# [YOUR OBJECTIVE]
Without the pictures, can you quote each line below exactly?

# [DATA SEGMENT]
#####

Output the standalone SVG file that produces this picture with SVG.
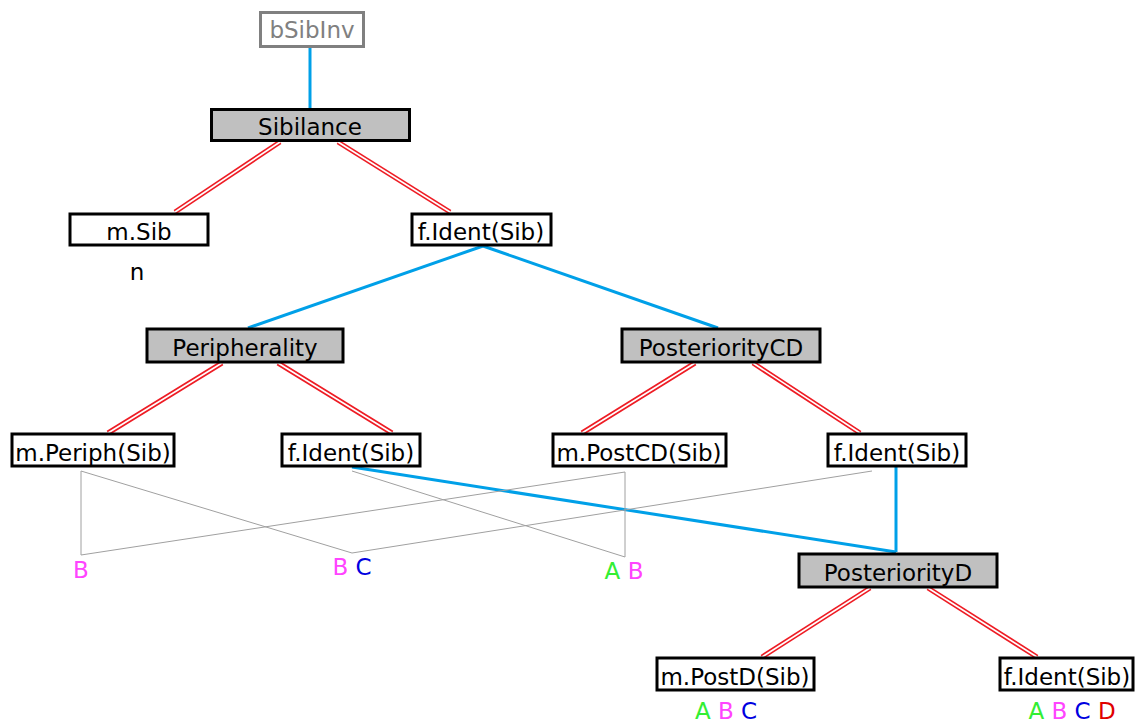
<svg xmlns="http://www.w3.org/2000/svg" width="1136" height="723" viewBox="0 0 1136 723">
<style>
text{font-family:"DejaVu Sans","Liberation Sans",sans-serif;font-size:23px;text-anchor:middle;fill:#000}
.box{fill:#fff;stroke:#000;stroke-width:3}
.grey{fill:#c0c0c0;stroke:#000;stroke-width:3}
.inv{fill:#fff;stroke:#808080;stroke-width:3}
.blue{stroke:#00a0e8;stroke-width:3;fill:none}
.redo{stroke:#ee1c24;stroke-width:5;fill:none}
.redi{stroke:#fff;stroke-width:1.6;fill:none}
.thin{stroke:#a0a0a0;stroke-width:1;fill:none}
.A{fill:#33ee33}.B{fill:#ff44ff}.C{fill:#0000e0}.D{fill:#e00000}
</style>
<g id="connectors">
<g id="blue-links">
<line class="blue" x1="310" y1="47" x2="310" y2="108"/>
<line class="blue" x1="483" y1="246" x2="248" y2="328"/>
<line class="blue" x1="483" y1="246" x2="718" y2="328"/>
<line class="blue" x1="352" y1="467" x2="896" y2="552"/>
<line class="blue" x1="896" y1="467" x2="896" y2="552"/>
</g>
<g id="red-links">
<line class="redo" x1="280" y1="142" x2="175" y2="212"/><line class="redi" x1="280" y1="142" x2="175" y2="212"/>
<line class="redo" x1="338" y1="142" x2="450" y2="212"/><line class="redi" x1="338" y1="142" x2="450" y2="212"/>
<line class="redo" x1="222" y1="363" x2="108" y2="433"/><line class="redi" x1="222" y1="363" x2="108" y2="433"/>
<line class="redo" x1="278" y1="363" x2="392" y2="433"/><line class="redi" x1="278" y1="363" x2="392" y2="433"/>
<line class="redo" x1="695" y1="363" x2="582" y2="433"/><line class="redi" x1="695" y1="363" x2="582" y2="433"/>
<line class="redo" x1="753" y1="363" x2="860" y2="433"/><line class="redi" x1="753" y1="363" x2="860" y2="433"/>
<line class="redo" x1="870" y1="588" x2="762" y2="657"/><line class="redi" x1="870" y1="588" x2="762" y2="657"/>
<line class="redo" x1="928" y1="588" x2="1037" y2="657"/><line class="redi" x1="928" y1="588" x2="1037" y2="657"/>
</g>
<g id="grey-links">
<polyline class="thin" points="81,555 81,471 352,553 872,471"/>
<polyline class="thin" points="352,471 625,557 625,472 81,555"/>
</g>
</g>
<g id="bSibInv"><rect class="inv" x="260.5" y="12.5" width="103" height="34"/><text x="312" y="38" style="fill:#808080">bSibInv</text></g>
<g id="Sibilance"><rect class="grey" x="211.5" y="109.5" width="198" height="31"/><text x="310" y="135">Sibilance</text></g>
<g id="mSib"><rect class="box" x="70" y="214" width="138" height="31"/><text x="139" y="240">m.Sib</text><text x="137" y="280">n</text></g>
<g id="fIdent1"><rect class="box" x="412" y="214" width="139" height="31"/><text x="481" y="240">f.Ident(Sib)</text></g>
<g id="Peripherality"><rect class="grey" x="147" y="329" width="196" height="33"/><text x="245" y="356">Peripherality</text></g>
<g id="PosteriorityCD"><rect class="grey" x="622" y="329" width="198" height="33"/><text x="721" y="356">PosteriorityCD</text></g>
<g id="mPeriph"><rect class="box" x="12" y="434" width="162" height="32"/><text x="93" y="461">m.Periph(Sib)</text><text x="81" y="578" class="B">B</text></g>
<g id="fIdent2"><rect class="box" x="282" y="434" width="138" height="32"/><text x="351" y="461">f.Ident(Sib)</text><text x="352" y="575"><tspan class="B">B</tspan> <tspan class="C">C</tspan></text></g>
<g id="mPostCD"><rect class="box" x="553" y="434" width="173" height="32"/><text x="639" y="461">m.PostCD(Sib)</text><text x="624" y="579"><tspan class="A">A</tspan> <tspan class="B">B</tspan></text></g>
<g id="fIdent3"><rect class="box" x="828" y="434" width="138" height="32"/><text x="897" y="461">f.Ident(Sib)</text></g>
<g id="PosteriorityD"><rect class="grey" x="799" y="554" width="198" height="33"/><text x="898" y="581">PosteriorityD</text></g>
<g id="mPostD"><rect class="box" x="657" y="658" width="157" height="32"/><text x="735" y="685">m.PostD(Sib)</text><text x="726" y="719"><tspan class="A">A</tspan> <tspan class="B">B</tspan> <tspan class="C">C</tspan></text></g>
<g id="fIdent4"><rect class="box" x="1000" y="658" width="133" height="32"/><text x="1067" y="685">f.Ident(Sib)</text><text x="1072" y="719"><tspan class="A">A</tspan> <tspan class="B">B</tspan> <tspan class="C">C</tspan> <tspan class="D">D</tspan></text></g>
</svg>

#####

# [SOLUTION TO THE PROBLEM]
Output the standalone SVG file that produces this picture with SVG.
<svg xmlns="http://www.w3.org/2000/svg" width="1136" height="723" viewBox="0 0 1136 723">
<style>
text{font-family:"DejaVu Sans","Liberation Sans",sans-serif;font-size:23px;text-anchor:middle;fill:#000}
.box{fill:#fff;stroke:#000;stroke-width:3}
.grey{fill:#c0c0c0;stroke:#000;stroke-width:3}
.inv{fill:#fff;stroke:#808080;stroke-width:3}
.blue{stroke:#00a0e8;stroke-width:3;fill:none}
.redo{stroke:#ee1c24;stroke-width:5;fill:none}
.redi{stroke:#fff;stroke-width:1.6;fill:none}
.thin{stroke:#a0a0a0;stroke-width:1;fill:none}
.A{fill:#33ee33}.B{fill:#ff44ff}.C{fill:#0000e0}.D{fill:#e00000}
</style>
<g id="connectors">
<g id="blue-links">
<line class="blue" x1="310" y1="47" x2="310" y2="108"/>
<line class="blue" x1="483" y1="246" x2="248" y2="328"/>
<line class="blue" x1="483" y1="246" x2="718" y2="328"/>
<line class="blue" x1="352" y1="467" x2="896" y2="552"/>
<line class="blue" x1="896" y1="467" x2="896" y2="552"/>
</g>
<g id="red-links">
<line class="redo" x1="280" y1="142" x2="175" y2="212"/><line class="redi" x1="280" y1="142" x2="175" y2="212"/>
<line class="redo" x1="338" y1="142" x2="450" y2="212"/><line class="redi" x1="338" y1="142" x2="450" y2="212"/>
<line class="redo" x1="222" y1="363" x2="108" y2="433"/><line class="redi" x1="222" y1="363" x2="108" y2="433"/>
<line class="redo" x1="278" y1="363" x2="392" y2="433"/><line class="redi" x1="278" y1="363" x2="392" y2="433"/>
<line class="redo" x1="695" y1="363" x2="582" y2="433"/><line class="redi" x1="695" y1="363" x2="582" y2="433"/>
<line class="redo" x1="753" y1="363" x2="860" y2="433"/><line class="redi" x1="753" y1="363" x2="860" y2="433"/>
<line class="redo" x1="870" y1="588" x2="762" y2="657"/><line class="redi" x1="870" y1="588" x2="762" y2="657"/>
<line class="redo" x1="928" y1="588" x2="1037" y2="657"/><line class="redi" x1="928" y1="588" x2="1037" y2="657"/>
</g>
<g id="grey-links">
<polyline class="thin" points="81,555 81,471 352,553 872,471"/>
<polyline class="thin" points="352,471 625,557 625,472 81,555"/>
</g>
</g>
<g id="bSibInv"><rect class="inv" x="260.5" y="12.5" width="103" height="34"/><text x="312" y="38" style="fill:#808080">bSibInv</text></g>
<g id="Sibilance"><rect class="grey" x="211.5" y="109.5" width="198" height="31"/><text x="310" y="135">Sibilance</text></g>
<g id="mSib"><rect class="box" x="70" y="214" width="138" height="31"/><text x="139" y="240">m.Sib</text><text x="137" y="280">n</text></g>
<g id="fIdent1"><rect class="box" x="412" y="214" width="139" height="31"/><text x="481" y="240">f.Ident(Sib)</text></g>
<g id="Peripherality"><rect class="grey" x="147" y="329" width="196" height="33"/><text x="245" y="356">Peripherality</text></g>
<g id="PosteriorityCD"><rect class="grey" x="622" y="329" width="198" height="33"/><text x="721" y="356">PosteriorityCD</text></g>
<g id="mPeriph"><rect class="box" x="12" y="434" width="162" height="32"/><text x="93" y="461">m.Periph(Sib)</text><text x="81" y="578" class="B">B</text></g>
<g id="fIdent2"><rect class="box" x="282" y="434" width="138" height="32"/><text x="351" y="461">f.Ident(Sib)</text><text x="352" y="575"><tspan class="B">B</tspan> <tspan class="C">C</tspan></text></g>
<g id="mPostCD"><rect class="box" x="553" y="434" width="173" height="32"/><text x="639" y="461">m.PostCD(Sib)</text><text x="624" y="579"><tspan class="A">A</tspan> <tspan class="B">B</tspan></text></g>
<g id="fIdent3"><rect class="box" x="828" y="434" width="138" height="32"/><text x="897" y="461">f.Ident(Sib)</text></g>
<g id="PosteriorityD"><rect class="grey" x="799" y="554" width="198" height="33"/><text x="898" y="581">PosteriorityD</text></g>
<g id="mPostD"><rect class="box" x="657" y="658" width="157" height="32"/><text x="735" y="685">m.PostD(Sib)</text><text x="726" y="719"><tspan class="A">A</tspan> <tspan class="B">B</tspan> <tspan class="C">C</tspan></text></g>
<g id="fIdent4"><rect class="box" x="1000" y="658" width="133" height="32"/><text x="1067" y="685">f.Ident(Sib)</text><text x="1072" y="719"><tspan class="A">A</tspan> <tspan class="B">B</tspan> <tspan class="C">C</tspan> <tspan class="D">D</tspan></text></g>
</svg>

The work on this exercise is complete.